Applying Rhythms From Jazz Etude Books – Part 2

A few weeks back, I wrote about how I get my students who need to get solos together quickly (but are still getting comfortable with tunes, forms, and changes), to use rhythms from the jazz etude books that we’ve worked on. Here’s the next steps after they’ve dealt with the initial rhythm that they have chosen.

We start by adding a half step approach tone, an eighth note in front of beat one. I want the student to pick a non-chord tone, because of the tension and release from the last note of the bar into the consonant downbeat. Here is the original (done up in Dorico, instead of my sloppy lines on the dry-erase board.
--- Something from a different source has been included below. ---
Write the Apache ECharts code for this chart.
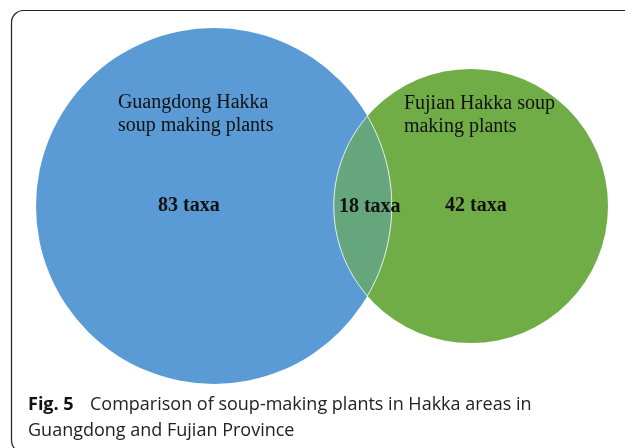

Haha!), and the example with the approach tone.

After we’re comfortable with this idea, then we add another eighth note that is a chord tone to have a consonant sound, that sets up the tension and release.

One of the parameters that I set is that we can’t have any repeated notes – in the first bar the G could be repeated, and the 7th is a more interesting note than the 5th of the chord, but I find that when students start repeating notes as a default, they create lines that aren’t as strong.

As the bars start to fill up, we can start to edit, and the student can find ideas that work in their solo. As I mentioned in the first post – As this (“stage one”, and two, and three) becomes more familiar, and my students can start to play this idea without writing it out, we start to add and subtract notes, apply different patterns, and hopefully, get away from this entirely, as we gain more confidence.